> **What you are asked to do**
Write out again, word for word, the lines below from the line that holds "Clone this chart" through the line that holds "8, interval: 2", omitting pictures.

> **Data section**
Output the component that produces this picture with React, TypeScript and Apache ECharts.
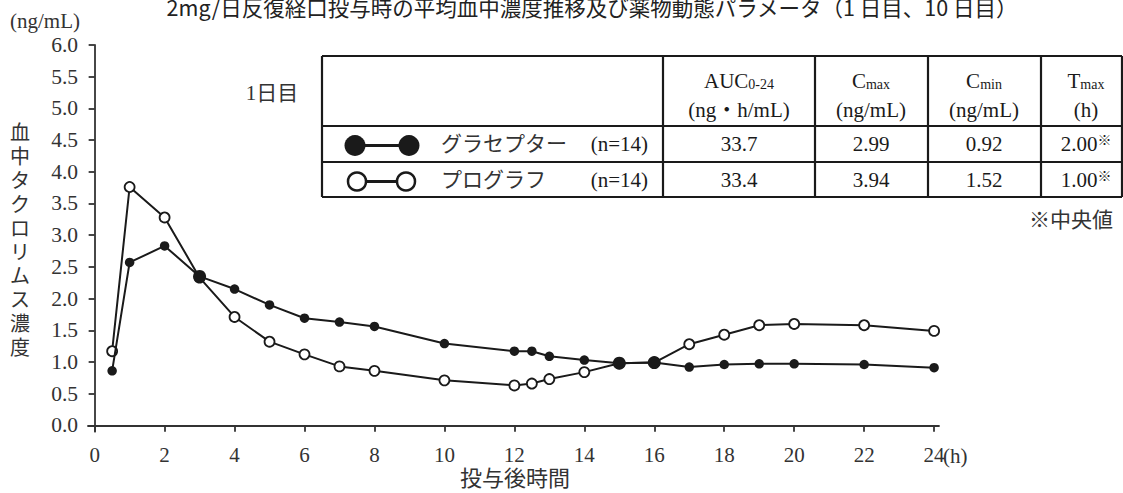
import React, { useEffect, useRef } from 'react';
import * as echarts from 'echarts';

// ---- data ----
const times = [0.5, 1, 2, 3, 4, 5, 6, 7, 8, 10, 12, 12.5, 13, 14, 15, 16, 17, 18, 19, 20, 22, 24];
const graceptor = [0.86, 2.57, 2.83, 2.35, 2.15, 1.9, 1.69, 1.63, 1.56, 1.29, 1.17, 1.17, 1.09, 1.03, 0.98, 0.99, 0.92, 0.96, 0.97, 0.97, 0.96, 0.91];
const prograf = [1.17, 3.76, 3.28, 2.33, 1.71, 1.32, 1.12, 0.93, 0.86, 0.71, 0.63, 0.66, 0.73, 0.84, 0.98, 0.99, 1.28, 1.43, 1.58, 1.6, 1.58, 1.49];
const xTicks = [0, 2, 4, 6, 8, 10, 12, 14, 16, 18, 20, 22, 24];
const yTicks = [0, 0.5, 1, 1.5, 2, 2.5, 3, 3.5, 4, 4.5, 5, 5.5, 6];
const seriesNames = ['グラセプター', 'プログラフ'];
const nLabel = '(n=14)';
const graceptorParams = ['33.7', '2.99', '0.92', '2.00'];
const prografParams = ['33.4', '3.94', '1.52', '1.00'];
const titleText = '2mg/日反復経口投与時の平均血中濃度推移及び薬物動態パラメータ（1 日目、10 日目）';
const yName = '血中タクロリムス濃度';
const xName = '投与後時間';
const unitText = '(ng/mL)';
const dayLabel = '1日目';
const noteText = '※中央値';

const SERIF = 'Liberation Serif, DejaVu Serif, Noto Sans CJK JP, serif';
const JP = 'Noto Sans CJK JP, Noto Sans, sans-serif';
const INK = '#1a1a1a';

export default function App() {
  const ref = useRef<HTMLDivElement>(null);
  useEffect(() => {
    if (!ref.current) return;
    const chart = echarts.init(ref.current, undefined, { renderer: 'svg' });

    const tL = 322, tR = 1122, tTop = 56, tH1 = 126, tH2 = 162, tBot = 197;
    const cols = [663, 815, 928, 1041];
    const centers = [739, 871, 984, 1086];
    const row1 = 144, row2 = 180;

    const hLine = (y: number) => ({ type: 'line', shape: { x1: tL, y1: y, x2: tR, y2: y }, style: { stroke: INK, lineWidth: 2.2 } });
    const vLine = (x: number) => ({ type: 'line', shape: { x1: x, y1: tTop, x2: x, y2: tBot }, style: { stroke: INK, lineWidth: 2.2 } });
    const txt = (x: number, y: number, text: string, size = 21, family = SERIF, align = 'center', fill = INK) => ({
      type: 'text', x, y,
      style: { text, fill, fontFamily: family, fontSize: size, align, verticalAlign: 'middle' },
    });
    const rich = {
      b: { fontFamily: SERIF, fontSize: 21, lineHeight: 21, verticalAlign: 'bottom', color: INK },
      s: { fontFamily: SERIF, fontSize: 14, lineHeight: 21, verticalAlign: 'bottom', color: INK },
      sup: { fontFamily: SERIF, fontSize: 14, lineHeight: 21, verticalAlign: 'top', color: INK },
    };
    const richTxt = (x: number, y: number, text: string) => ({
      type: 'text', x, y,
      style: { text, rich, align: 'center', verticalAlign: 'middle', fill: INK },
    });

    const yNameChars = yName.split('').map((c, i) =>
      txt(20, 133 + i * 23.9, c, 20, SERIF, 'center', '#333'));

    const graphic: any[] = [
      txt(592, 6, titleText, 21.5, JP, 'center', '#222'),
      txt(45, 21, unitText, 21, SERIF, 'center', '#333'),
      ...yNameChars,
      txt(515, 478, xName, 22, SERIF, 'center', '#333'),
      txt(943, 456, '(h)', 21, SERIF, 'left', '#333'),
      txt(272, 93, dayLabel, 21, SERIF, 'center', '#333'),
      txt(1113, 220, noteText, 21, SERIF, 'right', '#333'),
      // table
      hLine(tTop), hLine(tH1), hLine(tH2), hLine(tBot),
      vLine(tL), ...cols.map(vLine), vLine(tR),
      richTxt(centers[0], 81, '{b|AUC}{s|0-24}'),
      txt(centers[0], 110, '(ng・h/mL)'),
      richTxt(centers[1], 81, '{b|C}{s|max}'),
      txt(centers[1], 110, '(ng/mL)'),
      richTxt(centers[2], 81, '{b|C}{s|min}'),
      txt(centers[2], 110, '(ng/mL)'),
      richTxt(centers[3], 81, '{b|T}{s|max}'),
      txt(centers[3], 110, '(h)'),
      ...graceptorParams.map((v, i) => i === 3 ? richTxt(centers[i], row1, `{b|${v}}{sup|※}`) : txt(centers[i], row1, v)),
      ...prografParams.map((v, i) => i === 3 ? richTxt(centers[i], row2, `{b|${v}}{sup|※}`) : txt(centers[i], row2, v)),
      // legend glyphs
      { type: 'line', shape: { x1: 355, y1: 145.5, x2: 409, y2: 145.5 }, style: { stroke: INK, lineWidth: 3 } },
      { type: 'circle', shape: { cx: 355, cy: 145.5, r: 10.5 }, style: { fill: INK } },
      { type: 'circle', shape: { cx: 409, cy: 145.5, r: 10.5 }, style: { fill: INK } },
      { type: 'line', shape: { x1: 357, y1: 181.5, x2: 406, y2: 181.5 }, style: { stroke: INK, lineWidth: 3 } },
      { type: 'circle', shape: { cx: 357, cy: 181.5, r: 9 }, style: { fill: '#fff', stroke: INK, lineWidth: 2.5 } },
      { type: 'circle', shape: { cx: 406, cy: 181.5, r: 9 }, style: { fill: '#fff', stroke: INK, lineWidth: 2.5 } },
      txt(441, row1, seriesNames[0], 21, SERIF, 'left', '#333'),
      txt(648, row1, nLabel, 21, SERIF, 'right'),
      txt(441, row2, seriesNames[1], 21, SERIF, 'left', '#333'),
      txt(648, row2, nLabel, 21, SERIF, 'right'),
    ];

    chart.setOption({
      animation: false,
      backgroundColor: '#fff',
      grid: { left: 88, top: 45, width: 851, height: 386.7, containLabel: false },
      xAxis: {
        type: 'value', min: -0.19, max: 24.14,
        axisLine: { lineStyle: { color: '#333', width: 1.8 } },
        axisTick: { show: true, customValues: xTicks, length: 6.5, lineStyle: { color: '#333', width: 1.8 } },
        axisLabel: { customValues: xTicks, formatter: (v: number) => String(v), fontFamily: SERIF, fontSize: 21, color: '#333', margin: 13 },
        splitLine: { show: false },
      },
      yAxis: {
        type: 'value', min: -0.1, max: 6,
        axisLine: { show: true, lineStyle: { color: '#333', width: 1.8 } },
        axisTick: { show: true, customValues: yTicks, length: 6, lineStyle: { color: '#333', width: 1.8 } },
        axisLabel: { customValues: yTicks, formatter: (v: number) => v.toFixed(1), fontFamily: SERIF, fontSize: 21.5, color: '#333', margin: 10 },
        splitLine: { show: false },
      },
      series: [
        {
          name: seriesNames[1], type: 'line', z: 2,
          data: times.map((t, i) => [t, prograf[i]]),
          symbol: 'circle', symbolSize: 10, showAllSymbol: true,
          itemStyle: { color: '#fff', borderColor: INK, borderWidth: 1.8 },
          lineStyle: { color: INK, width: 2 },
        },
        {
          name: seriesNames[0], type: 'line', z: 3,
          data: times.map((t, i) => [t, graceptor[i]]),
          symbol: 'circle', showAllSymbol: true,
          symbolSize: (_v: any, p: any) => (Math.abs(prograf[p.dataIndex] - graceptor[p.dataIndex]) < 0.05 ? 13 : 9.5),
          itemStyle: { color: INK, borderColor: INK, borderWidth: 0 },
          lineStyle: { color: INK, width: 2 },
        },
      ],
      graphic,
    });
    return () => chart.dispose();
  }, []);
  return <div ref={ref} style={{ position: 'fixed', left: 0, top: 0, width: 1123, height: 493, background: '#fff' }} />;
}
...
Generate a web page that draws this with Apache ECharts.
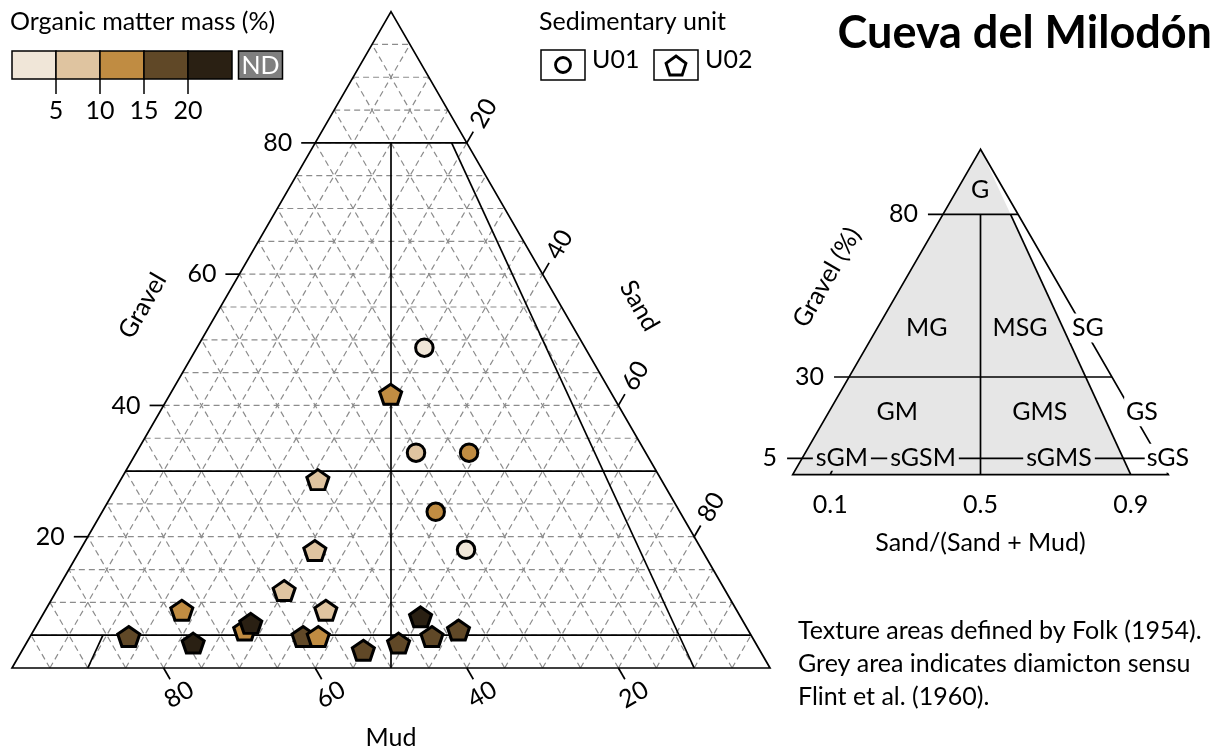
--
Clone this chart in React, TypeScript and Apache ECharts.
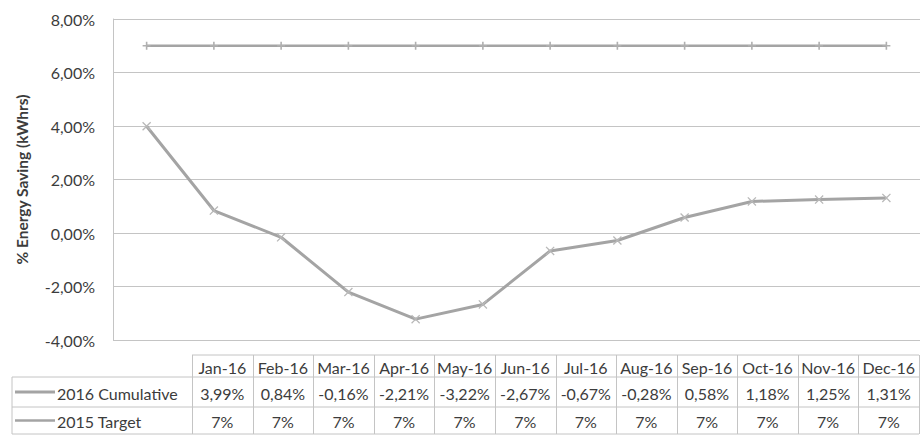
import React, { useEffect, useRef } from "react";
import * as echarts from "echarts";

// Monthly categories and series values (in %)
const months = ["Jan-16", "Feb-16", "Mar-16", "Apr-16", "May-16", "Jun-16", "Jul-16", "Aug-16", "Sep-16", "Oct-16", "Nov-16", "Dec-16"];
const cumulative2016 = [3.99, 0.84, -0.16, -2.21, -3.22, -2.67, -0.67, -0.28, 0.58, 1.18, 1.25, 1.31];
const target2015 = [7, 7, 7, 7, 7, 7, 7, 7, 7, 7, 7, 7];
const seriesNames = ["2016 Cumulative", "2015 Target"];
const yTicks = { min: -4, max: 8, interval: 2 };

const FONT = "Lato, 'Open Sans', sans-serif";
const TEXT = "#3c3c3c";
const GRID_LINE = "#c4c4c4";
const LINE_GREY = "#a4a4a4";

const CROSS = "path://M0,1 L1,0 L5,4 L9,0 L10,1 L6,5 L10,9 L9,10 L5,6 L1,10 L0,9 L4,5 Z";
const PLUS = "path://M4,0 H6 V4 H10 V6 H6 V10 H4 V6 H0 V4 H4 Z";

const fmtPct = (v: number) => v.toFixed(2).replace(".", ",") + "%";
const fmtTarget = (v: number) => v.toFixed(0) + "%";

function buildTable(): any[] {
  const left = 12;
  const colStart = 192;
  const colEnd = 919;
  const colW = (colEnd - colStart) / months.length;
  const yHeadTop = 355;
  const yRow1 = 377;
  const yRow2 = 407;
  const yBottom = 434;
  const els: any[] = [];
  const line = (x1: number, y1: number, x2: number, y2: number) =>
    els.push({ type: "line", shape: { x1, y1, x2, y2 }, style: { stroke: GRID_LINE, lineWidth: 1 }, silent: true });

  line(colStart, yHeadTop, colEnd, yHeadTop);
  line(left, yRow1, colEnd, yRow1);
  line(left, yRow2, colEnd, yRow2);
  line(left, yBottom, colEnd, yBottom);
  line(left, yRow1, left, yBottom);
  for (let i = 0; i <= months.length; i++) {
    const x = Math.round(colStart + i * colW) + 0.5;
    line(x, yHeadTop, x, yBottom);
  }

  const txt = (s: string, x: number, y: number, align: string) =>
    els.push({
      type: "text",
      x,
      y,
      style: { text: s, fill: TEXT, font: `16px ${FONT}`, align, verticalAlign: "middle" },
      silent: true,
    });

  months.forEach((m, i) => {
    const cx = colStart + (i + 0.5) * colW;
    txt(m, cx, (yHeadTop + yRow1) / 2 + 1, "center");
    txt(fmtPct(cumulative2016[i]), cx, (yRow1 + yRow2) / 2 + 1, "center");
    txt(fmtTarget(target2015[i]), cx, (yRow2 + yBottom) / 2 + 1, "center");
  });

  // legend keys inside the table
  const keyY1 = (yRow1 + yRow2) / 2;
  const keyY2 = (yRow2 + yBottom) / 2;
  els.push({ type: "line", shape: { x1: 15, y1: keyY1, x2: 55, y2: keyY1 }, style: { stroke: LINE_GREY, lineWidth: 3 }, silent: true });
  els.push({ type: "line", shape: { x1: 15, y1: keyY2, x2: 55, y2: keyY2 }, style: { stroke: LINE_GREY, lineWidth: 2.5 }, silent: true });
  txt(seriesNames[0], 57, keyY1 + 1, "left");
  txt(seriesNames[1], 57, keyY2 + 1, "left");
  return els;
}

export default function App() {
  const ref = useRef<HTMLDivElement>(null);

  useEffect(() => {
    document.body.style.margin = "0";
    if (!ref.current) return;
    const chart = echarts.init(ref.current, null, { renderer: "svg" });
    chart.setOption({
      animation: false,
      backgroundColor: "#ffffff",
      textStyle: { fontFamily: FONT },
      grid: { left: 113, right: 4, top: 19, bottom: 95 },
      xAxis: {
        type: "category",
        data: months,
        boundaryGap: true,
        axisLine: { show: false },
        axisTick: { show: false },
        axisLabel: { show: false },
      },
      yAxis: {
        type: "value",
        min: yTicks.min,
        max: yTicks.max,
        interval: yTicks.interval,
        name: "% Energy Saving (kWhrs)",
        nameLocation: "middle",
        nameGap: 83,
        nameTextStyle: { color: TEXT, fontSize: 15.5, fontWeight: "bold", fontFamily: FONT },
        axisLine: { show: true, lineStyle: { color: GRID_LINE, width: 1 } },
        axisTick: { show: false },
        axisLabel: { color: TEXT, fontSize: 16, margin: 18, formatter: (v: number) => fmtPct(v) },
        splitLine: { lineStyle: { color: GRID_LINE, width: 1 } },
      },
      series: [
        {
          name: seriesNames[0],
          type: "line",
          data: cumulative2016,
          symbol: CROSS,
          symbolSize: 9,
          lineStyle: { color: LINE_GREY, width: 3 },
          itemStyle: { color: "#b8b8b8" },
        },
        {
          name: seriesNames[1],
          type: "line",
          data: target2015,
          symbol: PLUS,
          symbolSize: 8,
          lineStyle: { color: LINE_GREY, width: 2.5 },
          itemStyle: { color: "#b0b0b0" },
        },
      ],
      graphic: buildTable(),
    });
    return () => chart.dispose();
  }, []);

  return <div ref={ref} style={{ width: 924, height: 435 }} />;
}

> **Output for this task**
Clone this chart in React, TypeScript and Apache ECharts.
import React, { useEffect, useRef } from "react";
import * as echarts from "echarts";

// Monthly categories and series values (in %)
const months = ["Jan-16", "Feb-16", "Mar-16", "Apr-16", "May-16", "Jun-16", "Jul-16", "Aug-16", "Sep-16", "Oct-16", "Nov-16", "Dec-16"];
const cumulative2016 = [3.99, 0.84, -0.16, -2.21, -3.22, -2.67, -0.67, -0.28, 0.58, 1.18, 1.25, 1.31];
const target2015 = [7, 7, 7, 7, 7, 7, 7, 7, 7, 7, 7, 7];
const seriesNames = ["2016 Cumulative", "2015 Target"];
const yTicks = { min: -4, max: 8, interval: 2 };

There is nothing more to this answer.